April 16th, 2004
beethatbumbles and relsqui have joined in an unholy conspiracy against me which makes this post necessary.
In my days of youthful discretion (approximately 4 years ago), I was living in the UCSC dorms. It was my first real departure from the home of my parents. It was the first time where I needn't make up excuses for my actions, nor report to any "superior" (so long as I ducked the proctors anyway).
I lived with a guy named Wes. Wes _loved_ rap. I must admit. I developed a taste for some of it in living with him. We got along pretty well. Especially since I had just turned 21.

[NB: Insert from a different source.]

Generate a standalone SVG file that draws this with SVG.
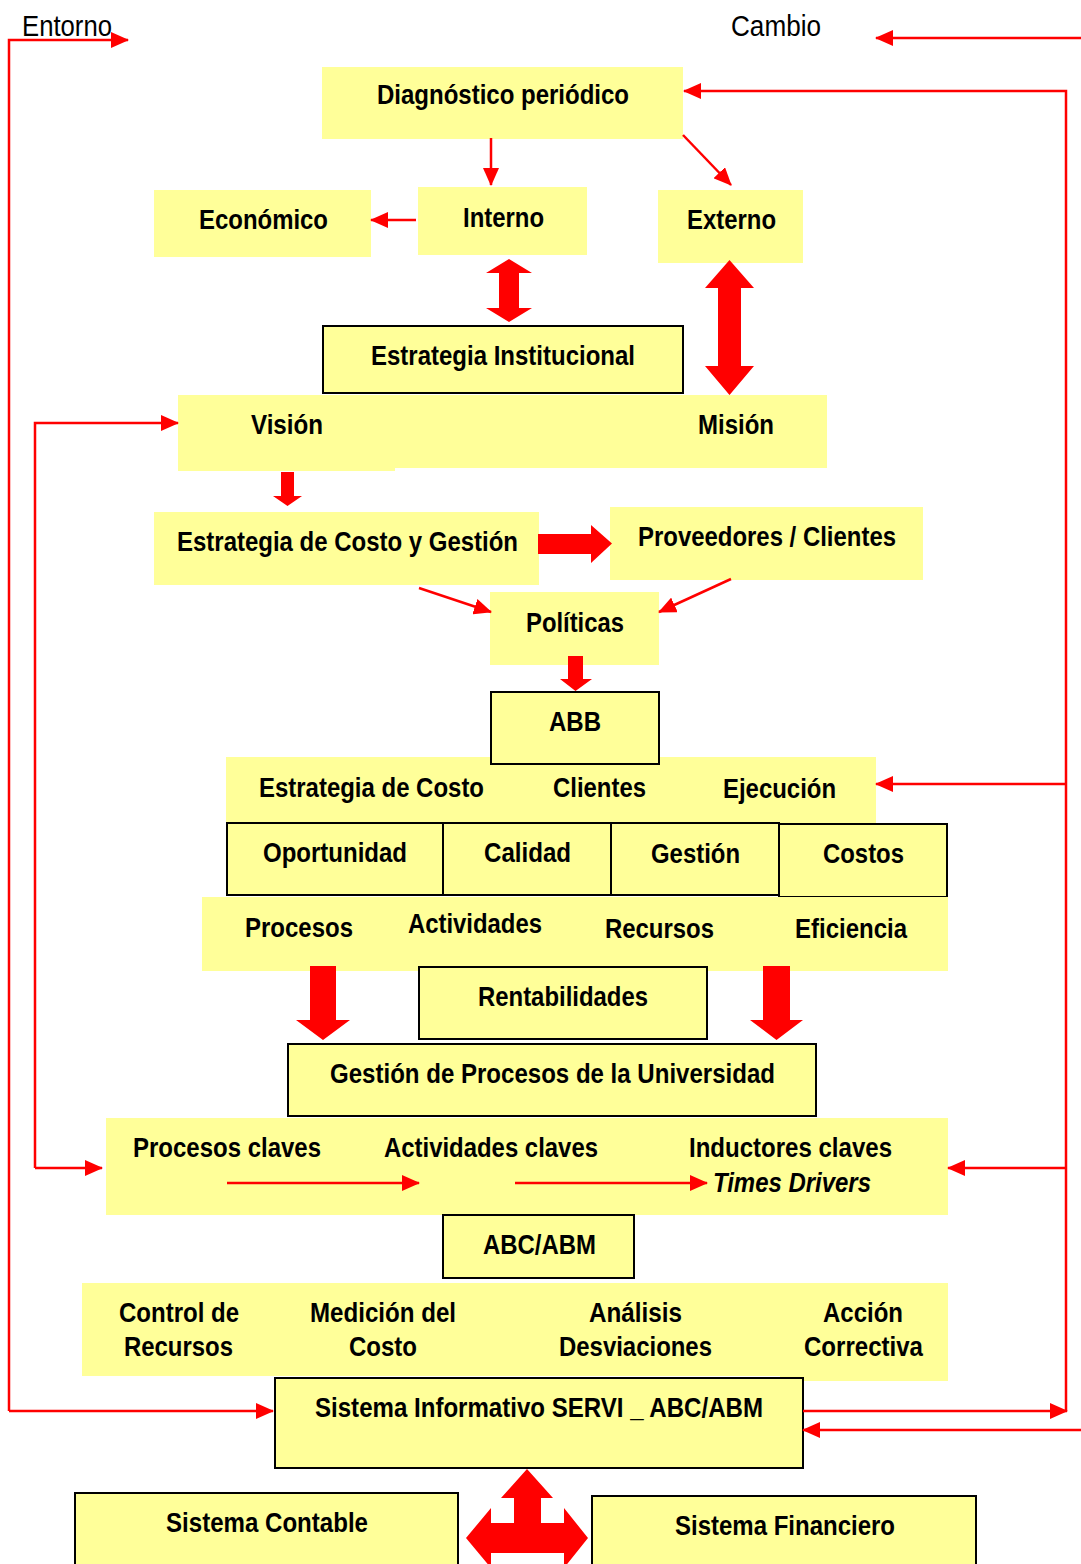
<svg xmlns="http://www.w3.org/2000/svg" width="1081" height="1564" viewBox="0 0 1081 1564">
<style>
.bx{fill:#FFFF99;stroke:none}
.bb{fill:#FFFF99;stroke:#000;stroke-width:2}
.t{font-family:"Liberation Sans Narrow","Arial Narrow","Liberation Sans",Arial,sans-serif;font-weight:bold;font-size:28px;fill:#000}
.n{font-family:"Liberation Sans Narrow","Arial Narrow","Liberation Sans",Arial,sans-serif;font-weight:normal;font-size:29px;fill:#000}
.c{fill:none;stroke:#FF0000;stroke-width:2.5}
.blk{fill:#FF0000;stroke:none}
</style>
<defs>
<marker id="ah" markerUnits="userSpaceOnUse" markerWidth="18" markerHeight="16" refX="17" refY="8" orient="auto">
<path d="M0,0 L18,8 L0,16 Z" fill="#FF0000"/>
</marker>
</defs>

<g id="entorno"><text class="n" x="22" y="36" textLength="90" lengthAdjust="spacingAndGlyphs">Entorno</text></g>
<g id="cambio"><text class="n" x="731" y="36" textLength="90" lengthAdjust="spacingAndGlyphs">Cambio</text></g>

<g id="diagnostico"><rect class="bx" x="322" y="67" width="361" height="72"/>
<text class="t" x="377" y="104" textLength="252" lengthAdjust="spacingAndGlyphs">Diagnóstico periódico</text></g>

<g id="economico"><rect class="bx" x="154" y="190" width="217" height="67"/>
<text class="t" x="199" y="229" textLength="129" lengthAdjust="spacingAndGlyphs">Económico</text></g>

<g id="interno"><rect class="bx" x="418" y="187" width="169" height="68"/>
<text class="t" x="463" y="227" textLength="81" lengthAdjust="spacingAndGlyphs">Interno</text></g>

<g id="externo"><rect class="bx" x="658" y="190" width="145" height="73"/>
<text class="t" x="687" y="229" textLength="89" lengthAdjust="spacingAndGlyphs">Externo</text></g>

<g id="vision-mision"><rect class="bx" x="178" y="395" width="649" height="73"/>
<rect class="bx" x="178" y="460" width="217" height="11"/>
<text class="t" x="251" y="434" textLength="72" lengthAdjust="spacingAndGlyphs">Visión</text>
<text class="t" x="698" y="434" textLength="76" lengthAdjust="spacingAndGlyphs">Misión</text></g>

<g id="estrategia-institucional"><rect class="bb" x="323" y="326" width="360" height="67"/>
<text class="t" x="371" y="365" textLength="264" lengthAdjust="spacingAndGlyphs">Estrategia Institucional</text></g>

<g id="estrategia-costo-gestion"><rect class="bx" x="154" y="512" width="385" height="73"/>
<text class="t" x="177" y="551" textLength="341" lengthAdjust="spacingAndGlyphs">Estrategia de Costo y Gestión</text></g>

<g id="proveedores"><rect class="bx" x="610" y="507" width="313" height="73"/>
<text class="t" x="638" y="546" textLength="258" lengthAdjust="spacingAndGlyphs">Proveedores / Clientes</text></g>

<g id="politicas"><rect class="bx" x="490" y="592" width="169" height="73"/>
<text class="t" x="526" y="632" textLength="98" lengthAdjust="spacingAndGlyphs">Políticas</text></g>

<g id="fila-estrategia"><rect class="bx" x="226" y="757" width="650" height="66"/>
<text class="t" x="259" y="797" textLength="225" lengthAdjust="spacingAndGlyphs">Estrategia de Costo</text>
<text class="t" x="553" y="797" textLength="93" lengthAdjust="spacingAndGlyphs">Clientes</text>
<text class="t" x="723" y="798" textLength="113" lengthAdjust="spacingAndGlyphs">Ejecución</text></g>

<g id="abb"><rect class="bb" x="491" y="692" width="168" height="72"/>
<text class="t" x="549" y="731" textLength="52" lengthAdjust="spacingAndGlyphs">ABB</text></g>

<g id="oportunidad"><rect class="bb" x="227" y="823" width="216" height="72"/>
<text class="t" x="263" y="862" textLength="144" lengthAdjust="spacingAndGlyphs">Oportunidad</text></g>
<g id="calidad"><rect class="bb" x="443" y="823" width="168" height="72"/>
<text class="t" x="484" y="862" textLength="87" lengthAdjust="spacingAndGlyphs">Calidad</text></g>
<g id="gestion"><rect class="bb" x="611" y="823" width="168" height="72"/>
<text class="t" x="651" y="863" textLength="89" lengthAdjust="spacingAndGlyphs">Gestión</text></g>
<g id="costos"><rect class="bb" x="779" y="824" width="168" height="73"/>
<text class="t" x="823" y="863" textLength="81" lengthAdjust="spacingAndGlyphs">Costos</text></g>

<g id="fila-procesos"><rect class="bx" x="202" y="897" width="746" height="74"/>
<text class="t" x="245" y="937" textLength="108" lengthAdjust="spacingAndGlyphs">Procesos</text>
<text class="t" x="408" y="933" textLength="134" lengthAdjust="spacingAndGlyphs">Actividades</text>
<text class="t" x="605" y="938" textLength="109" lengthAdjust="spacingAndGlyphs">Recursos</text>
<text class="t" x="795" y="938" textLength="112" lengthAdjust="spacingAndGlyphs">Eficiencia</text></g>

<g id="rentabilidades"><rect class="bb" x="419" y="967" width="288" height="72"/>
<text class="t" x="478" y="1006" textLength="170" lengthAdjust="spacingAndGlyphs">Rentabilidades</text></g>

<g id="gestion-procesos"><rect class="bb" x="288" y="1044" width="528" height="72"/>
<text class="t" x="330" y="1083" textLength="445" lengthAdjust="spacingAndGlyphs">Gestión de Procesos de la Universidad</text></g>

<g id="procesos-claves"><rect class="bx" x="106" y="1118" width="842" height="97"/>
<text class="t" x="133" y="1157" textLength="188" lengthAdjust="spacingAndGlyphs">Procesos claves</text>
<text class="t" x="384" y="1157" textLength="214" lengthAdjust="spacingAndGlyphs">Actividades claves</text>
<text class="t" x="689" y="1157" textLength="203" lengthAdjust="spacingAndGlyphs">Inductores claves</text>
<text class="t" x="713" y="1192" textLength="158" lengthAdjust="spacingAndGlyphs" font-style="italic">Times Drivers</text></g>

<g id="abc-abm"><rect class="bb" x="443" y="1215" width="191" height="63"/>
<text class="t" x="483" y="1254" textLength="113" lengthAdjust="spacingAndGlyphs">ABC/ABM</text></g>

<g id="fila-control"><rect class="bx" x="82" y="1283" width="866" height="93"/>
<rect class="bx" x="780" y="1370" width="168" height="11"/>
<text class="t" x="119" y="1322" textLength="120" lengthAdjust="spacingAndGlyphs">Control de</text>
<text class="t" x="124" y="1356" textLength="109" lengthAdjust="spacingAndGlyphs">Recursos</text>
<text class="t" x="310" y="1322" textLength="146" lengthAdjust="spacingAndGlyphs">Medición del</text>
<text class="t" x="349" y="1356" textLength="68" lengthAdjust="spacingAndGlyphs">Costo</text>
<text class="t" x="589" y="1322" textLength="93" lengthAdjust="spacingAndGlyphs">Análisis</text>
<text class="t" x="559" y="1356" textLength="153" lengthAdjust="spacingAndGlyphs">Desviaciones</text>
<text class="t" x="823" y="1322" textLength="80" lengthAdjust="spacingAndGlyphs">Acción</text>
<text class="t" x="804" y="1356" textLength="119" lengthAdjust="spacingAndGlyphs">Correctiva</text></g>

<g id="sistema-informativo"><rect class="bb" x="275" y="1378" width="528" height="90"/>
<text class="t" x="315" y="1417" textLength="448" lengthAdjust="spacingAndGlyphs">Sistema Informativo SERVI _ ABC/ABM</text></g>

<g id="sistema-contable"><rect class="bb" x="75" y="1493" width="383" height="80"/>
<text class="t" x="166" y="1532" textLength="202" lengthAdjust="spacingAndGlyphs">Sistema Contable</text></g>

<g id="sistema-financiero"><rect class="bb" x="592" y="1496" width="384" height="80"/>
<text class="t" x="675" y="1535" textLength="220" lengthAdjust="spacingAndGlyphs">Sistema Financiero</text></g>

<g id="connectors">
<path class="c" d="M9,1411 L9,40 L128,40" marker-end="url(#ah)"/>
<path class="c" d="M9,1411 L273,1411" marker-end="url(#ah)"/>
<path class="c" d="M1081,38 L876,38" marker-end="url(#ah)"/>
<path class="c" d="M1066,1411 L1066,91 L684,91" marker-end="url(#ah)"/>
<path class="c" d="M1066,784 L876,784" marker-end="url(#ah)"/>
<path class="c" d="M1066,1168 L948,1168" marker-end="url(#ah)"/>
<path class="c" d="M803,1411 L1067,1411" marker-end="url(#ah)"/>
<path class="c" d="M1081,1430 L803,1430" marker-end="url(#ah)"/>
<path class="c" d="M35,1168 L35,423 L178,423" marker-end="url(#ah)"/>
<path class="c" d="M35,1168 L102,1168" marker-end="url(#ah)"/>
<path class="c" d="M491,138 L491,185" marker-end="url(#ah)"/>
<path class="c" d="M683,135 L731,185" marker-end="url(#ah)"/>
<path class="c" d="M416,220 L371,220" marker-end="url(#ah)"/>
<path class="c" d="M419,588 L491,612" marker-end="url(#ah)"/>
<path class="c" d="M731,579 L659,612" marker-end="url(#ah)"/>
<path class="c" d="M227,1183 L419,1183" marker-end="url(#ah)"/>
<path class="c" d="M515,1183 L707,1183" marker-end="url(#ah)"/>
<polygon class="blk" points="509,259 532,273 519,273 519,308 532,308 509,322 486,308 499,308 499,273 486,273"/>
<polygon class="blk" points="729.5,260 754,288 741,288 741,366 754,366 729.5,395 705,366 718,366 718,288 705,288"/>
<polygon class="blk" points="281,472 294,472 294,496 302,496 287.5,506 273,496 281,496"/>
<polygon class="blk" points="538,534 591,534 591,525 612,543.5 591,563 591,554 538,554"/>
<polygon class="blk" points="568,656 583,656 583,679 592,679 575.5,691 560,679 568,679"/>
<polygon class="blk" points="310,966 336,966 336,1020 350,1020 323,1040 296,1020 310,1020"/>
<polygon class="blk" points="763,966 790,966 790,1020 803,1020 776.5,1040 750,1020 763,1020"/>
<polygon class="blk" points="527,1469 553,1498 541,1498 541,1523 564,1523 564,1508 588,1538 564,1568 564,1553 491,1553 491,1568 466,1538 491,1508 491,1523 514,1523 514,1498 501,1498"/>
</g>
</svg>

In an effort to have great excuses to explore this wonderful chemical called alcohol, I made a point of enjoying (to the point of staying upright and at least semi-rational) the company of those who drank.
This led me into a number of interesting adventures. One of which introduced me to the daughter of Don Ho. I admit, a minor crush as well.

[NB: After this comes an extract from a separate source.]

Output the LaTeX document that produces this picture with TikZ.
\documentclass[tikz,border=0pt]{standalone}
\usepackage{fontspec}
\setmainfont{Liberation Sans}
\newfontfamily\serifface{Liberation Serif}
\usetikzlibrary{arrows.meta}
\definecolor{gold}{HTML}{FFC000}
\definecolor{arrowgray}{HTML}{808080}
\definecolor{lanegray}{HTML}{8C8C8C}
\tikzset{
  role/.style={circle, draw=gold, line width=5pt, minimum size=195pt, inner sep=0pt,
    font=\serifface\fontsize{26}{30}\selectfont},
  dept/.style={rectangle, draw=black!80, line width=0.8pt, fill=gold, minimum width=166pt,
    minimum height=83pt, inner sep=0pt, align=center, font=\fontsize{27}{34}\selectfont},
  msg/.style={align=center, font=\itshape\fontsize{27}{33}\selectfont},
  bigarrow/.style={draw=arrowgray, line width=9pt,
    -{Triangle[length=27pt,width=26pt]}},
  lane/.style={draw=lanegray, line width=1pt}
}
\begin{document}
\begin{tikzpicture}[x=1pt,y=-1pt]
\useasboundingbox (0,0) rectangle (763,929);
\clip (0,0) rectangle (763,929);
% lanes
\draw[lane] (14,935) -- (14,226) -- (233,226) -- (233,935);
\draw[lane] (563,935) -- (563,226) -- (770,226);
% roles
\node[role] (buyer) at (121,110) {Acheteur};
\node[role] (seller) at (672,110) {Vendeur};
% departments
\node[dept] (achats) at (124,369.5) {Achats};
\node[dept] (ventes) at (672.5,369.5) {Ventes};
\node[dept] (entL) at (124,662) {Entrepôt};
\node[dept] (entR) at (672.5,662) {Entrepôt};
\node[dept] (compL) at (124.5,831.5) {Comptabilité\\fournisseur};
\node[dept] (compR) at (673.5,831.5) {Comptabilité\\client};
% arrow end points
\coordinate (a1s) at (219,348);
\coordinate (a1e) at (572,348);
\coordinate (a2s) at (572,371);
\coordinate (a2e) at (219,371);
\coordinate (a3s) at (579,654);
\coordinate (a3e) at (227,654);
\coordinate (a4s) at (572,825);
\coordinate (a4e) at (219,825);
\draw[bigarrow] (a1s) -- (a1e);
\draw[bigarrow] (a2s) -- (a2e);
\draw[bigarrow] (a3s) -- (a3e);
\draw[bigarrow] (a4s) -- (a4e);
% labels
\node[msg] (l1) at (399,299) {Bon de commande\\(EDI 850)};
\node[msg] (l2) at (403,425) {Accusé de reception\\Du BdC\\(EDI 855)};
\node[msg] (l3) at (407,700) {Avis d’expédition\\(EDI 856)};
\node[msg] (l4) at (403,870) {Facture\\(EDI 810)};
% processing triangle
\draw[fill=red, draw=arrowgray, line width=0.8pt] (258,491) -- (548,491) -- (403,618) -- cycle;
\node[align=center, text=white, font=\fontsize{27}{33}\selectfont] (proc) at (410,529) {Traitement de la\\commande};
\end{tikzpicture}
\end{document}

This is neither here nor there. The important part is where Wes and alcohol collided on one evening which has forever left a dark spot upon my soul.
This may have been the night of the fabled game of King's Cup. It's all a blur to me really. I remember being helped up the stairs by a rather attractive girl who lived on the floor below me. I admit it was entirely superfluous. I could have walked up those stairs backwards while reciting the greek alphabet backwards and done a series of backflips afterwards. However, when an attractive girl with a pleasing personality offers to place her arm around you and take you up the steps...well, let's just say that no one of right think would reject it.
After being helped to the room, I opened the door. Wes had a couple of friends over who were rapping to various instrumental tracks that he had set Napster on finding. It was amusing for the most part and it certainly didn't keep me from the care and love that my computers demanded ; )
After they left, Wes said: "Hey Phil....Wanna rap?"
I paused, pondered, and to my evergrowing regret said "Ummm................................sure!"
I refer to this as the night that Wes took advantage of me. Had I not been plied with that wonderful concoction of carbon, hydrogen, and oxygen, I never would have said yes. Not a million years. But I did, and in between a few sessions of passing the mic back and forth, we had this.
Ever since that day, whenever anyone saw me coming down the hall, someone would play it loudly. I would walk down halls full of people I didn't know and someone would inevitably play it. I was something of a celebrity. I began to be introduced as "Fresh Philly". The speed with which it spread across campus was incredible. AIDS, ebola, the common cold...none of them come even remotely close.
Hey, if the computer thing doesn't work out, you can always fall back on your musical tal- oh. Wait...
But I'm just fucking with you, man. Your rap was the shit. ; )
Word, G. Mess with the best and die like the rest, foo'!